Here are a couple hacks that I found by on-line research and my own practice:
-You can place a dinner plate on top of your IP for a cover. (Right? Is it necessary to seal with your appliance's lid?) I do this all the time. Much easier.
-There are several brands that have brought out ultra-filtered milk. We have a NW brand, Darigold, and I've also found it at Trader Joe's. Both work great.
-My 59-oz finished batch fits beautifully into an old half-gallon recycled yogurt container I saved years ago. When it's been almost all eaten up but is still healthy, I whisk around the next batch's cup of milk to scrape off all the remains and add them to the 2Tbsp starter I froze when the previous batch was fresh. I get great yogurt! Thick, creamy, mild. My original starter was Fage 5%.
Okay … I will try again with Fair life milk - I did use ultra pasteurized milk, however, as I had 32 ounces (not making a full batch as it was my first time), I used about 2 1/2 tablespoons of starter from Chobani non fat yogurt. My yogurt gave out runny.
Two questions:
1) can you use non fat yogurt with full or whole ultra pasteurized ultra filtered milk?
Or should I use whole plain yogurt for the starter?
If not, recommendations.
2) As I am eating homemade yogurt for the first time, should I ease into eating it (like a tablespoon at a time)?
Thank you!
Hi Wendy! First, be sure your temperature was set to NORMAL not low for incubation, as that is a a common error. But Fairlife is the best option for cold start method. Now for your questions, nonfat yogurt is fine when using whole milk. And I find no difference in tolerance eating homemade vs. store-bought. I hope that helps.

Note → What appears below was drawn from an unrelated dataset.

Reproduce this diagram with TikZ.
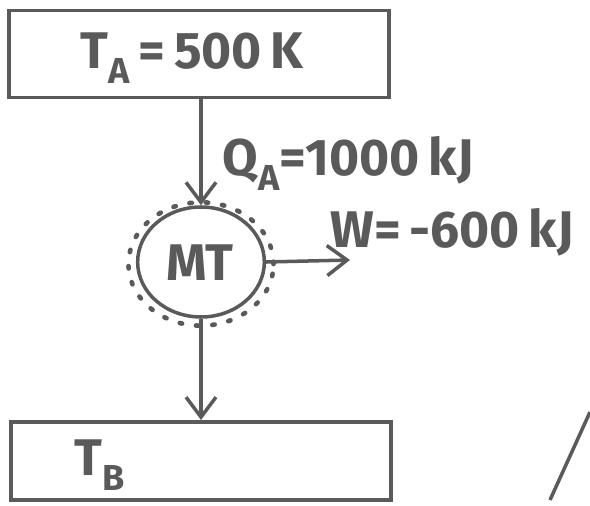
\documentclass[tikz,border=0pt]{standalone}
\usepackage{fontspec}
\setmainfont{Fira Sans}
\usepackage{tikz}
\usetikzlibrary{arrows.meta,shapes.geometric}
\definecolor{ink}{HTML}{5A5A5A}

\begin{document}
\begin{tikzpicture}[x=0.03cm, y=-0.03cm, line width=3pt, draw=ink, text=ink,
    box/.style={draw, rectangle, minimum width=11.4cm, inner sep=0pt},
    engine/.style={draw, ellipse, minimum width=3.8cm, minimum height=3.3cm},
    shell/.style={draw, ellipse, line width=4pt, line cap=round, dash pattern=on 2pt off 12pt, minimum width=4.35cm, minimum height=3.7cm},
    lbl/.style={font=\fontsize{44}{44}\selectfont\bfseries, inner sep=0pt},
    flow/.style={-{Straight Barb[length=6mm, width=9mm]}, ink}]
    \useasboundingbox (0,0) rectangle (590,506);

    % Define the reservoirs and the engine
    \node[box, minimum height=2.6cm] (ta) at (199,54) {};
    \node[lbl] (talabel) at (192,58) {T\textsubscript{A}\,=\,500\,K};
    \node[shell] (mtshell) at (201,264) {};
    \node[engine] (mt) at (201,262) {};
    \node[lbl] (mtlabel) at (200,263) {MT};
    \node[box, minimum height=2.35cm] (tb) at (201,461) {};
    \node[lbl] (tblabel) at (100,465) {T\textsubscript{B}};
    \coordinate (wend) at (350,260);

    % Connect them with flows
    \draw[flow] (ta.south -| mt.north) -- (mt.north);
    \draw[flow] (mt.south) -- (mt.south |- tb.north);
    \draw[flow] (mt.east) -- (wend);
    \node[lbl] (qa) at (348,163) {Q\textsubscript{A}=1000\,kJ};
    \node[lbl] (w) at (452,232) {W=\,-600\,kJ};

    % Stray mark
    \coordinate (marka) at (550,500);
    \coordinate (markb) at (590,412);
    \draw (marka) -- (markb);
\end{tikzpicture}
\end{document}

So happy I found your recipe. I used the cold start method and the yogurt came out perfect. I was just wondering how to make it sweeter because I find it's a little too bland for me. I already put the batch in individual 4 ounce jars so I just have to experiment with how much maple syrup or honey to put in. Can I add a can of sweetened condensed milk at the start? Does adding it change anything?
Hi Miriam! I am thrilled you found this process so easy for you 🙂 Feel free to add 1/2 to 1 can of sweetened condensed milk prior to incubating.
Thanks for getting back to me. One last question. Do I change the time or keep to the 8 hours?
The timing and other instructions will remain the same. 🙂
This didn’t work at all for me…. I followed the instructions- set to 110 for 8 hours and then out in the fridge. All I have is tart smelling milk. Any ideas???
Hi Lisa! I am sorry this didn't work out. It sounds like your starter may have not been good OR you used milk that was not ultra-pasteurized. Let me know the starter and type of milk you used and I can further troubleshoot.
Why? Why? But why did I wait so long to make my own yogurt. So easy and delicious. I only used 1.5 tbsp of starter yogurt because fairlife milk is not quite half gallon and it's amazing that it's not as tart as the starter yogurt i used and I love it. Will make regularly. 💖
So thrilled you finally gave this a try, Caterina! Thrilled you enjoy!
I’ve made this yogurt every week for years; sometimes twice weekly! It’s delicious, healthy, and easy peasy! Recently though, I’ve noticed that the yogurt is coming out runny compared to the thick yogurt my family has enjoyed for years. I’m really glad that I came across this recipe this evening with the note about the yogurt function being set to “normal” and not on “low”. I do not know why my recent batches were runny, but seeing the note in your recipe will remind me to check that (and adjust it) next time. Thanks!
Hi Angela! I hope that helps you solve the issue! If not, it may be a quality issue with the milk you are using. Some brands make small changes and that can impact things.
I’m about to try the recipe. But I’m so excited to write about what I just learned, I couldn’t wait to tell you all.
The way to get the odor out of the I P ring is to bake it. At least at 180 degrees for… I did mine for 10 minutes. Maybe less time is ok too.
What a difference having an odor free ring.
Thanks for all you do.
Lisa in San Rafael, California
Thanks for sharing, Lisa! That is one trick I haven't tried before. And enioy the yogurt.